L’esprit d’innovation et d’expérimentation

Outil de labour manuel : la Campagnolle
Campagnole, développée et commercialisée par La Fabriculture et la Ferme du Bec Hellouin.

L'expérience et la capacité d'apprentissage en continu sont absolument déterminantes. Optimiser un outil par exemple peut faire gagner un temps précieux : la « campagnole » a été inventée à la ferme du Bec Hellouin. C’est une sorte de grelinette6 améliorée qui permet sans trop d’effort de décompacter le sol avant le semis. De même, le semoir Coleman permet de faire des semis en rangées très serrées.

Une étude à portée plus large

Les résultats de l’étude menée à la Ferme du Bec Hellouin vont alimenter des modèles de fonctionnement de microfermes, élargissant ainsi le champ de réflexion. Ce travail fait l'objet d'une thèse en cours à l'UMR SADAPT. Ce modèle économique apparait réaliste pour les porteurs de projets sans assise foncière et à faible capacité d’investissement. Ce type de structure se développe à grande vitesse et la demande de références est énorme.

La demande est forte aussi dans les villes. Jardins urbains partagés, végétalisation des villes, la demande d’expertise de projets explose. « Peut-être verrons-nous éclore une microferme au cœur d’une cité HLM, comme dans le projet de Tours sur lequel je travaille actuellement », conclut François Léger.

 

La composition de l’unité type de 1 000 m2

Les 1 000 m² de cultures sont situés dans la partie la plus soignée et la plus intensive de la ferme du Bec Hellouin. Il s’agit d’un ensemble de plusieurs secteurs, comprenant 421 m2 de serres, 116 + 117 m2 de cultures en plein champ en agroforesterie, et un « jardin Mandala » de 378 m2 (formé de buttes rondes, cultivé de manière moins intensive). Pas moins de 76 types de cultures sont réalisés dans cet espace, dont 69 types de légumes, légumes-fruits, -racines ou -feuilles, mini-légumes et 17 types d’herbes aromatiques et fleurs. Les mini-légumes sont récoltés plus vite et cultivés plus dense. Ils sont bien adaptés à la consommation de petites familles et à la restauration gastronomique.

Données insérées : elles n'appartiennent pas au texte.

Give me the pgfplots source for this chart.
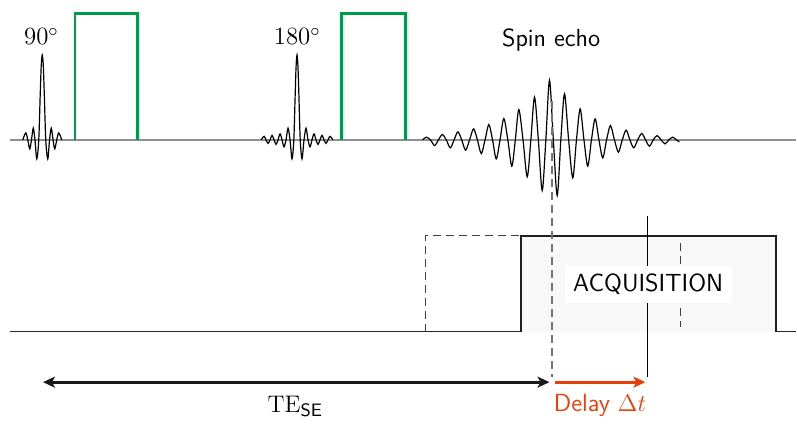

Cette unité de 1 000 m2 est « le cœur productif, en aucun cas autonome » 7 de la production. Elle fait partie d’un tout écologique au sein de 20 ha, dont 12 ha de bois, 4 000 à 7 000 m2 de cultures maraichères (légumes de plein champ : courge, pomme de terre, navet, carotte, etc.), des pré-vergers et des forêts-jardins (forêt plantée d’espèces comestibles).

Portrait François Léger. Unité de recherche SADAPT (Inra-AgroParisTech)

Il était important de produire des chiffres

« Les projets en maraîchage sur de très petites surfaces, avec des investissements limités, mettant en œuvre des pratiques agroécologiques, en circuits courts, se multiplient depuis quelques années. Produire des chiffres sur ce type de système est important dès lors qu'ils n'étaient pas disponibles jusqu’à présent. Néanmoins, il ne faut pas oublier que ces chiffres ont été obtenus à partir de données recueillies sur une seule ferme tout à fait singulière. Il n'est guère envisageable d'atteindre dès l'installation le niveau d'efficacité productive de la ferme du Bec Hellouin. Les chiffres doivent donc être pris avec précaution. Ce sont les pistes sur les conditions de la viabilité identifiées dans cette étude pluriannuelle qui sont intéressantes, autant, voire plus, que ces chiffres », souligne François Léger.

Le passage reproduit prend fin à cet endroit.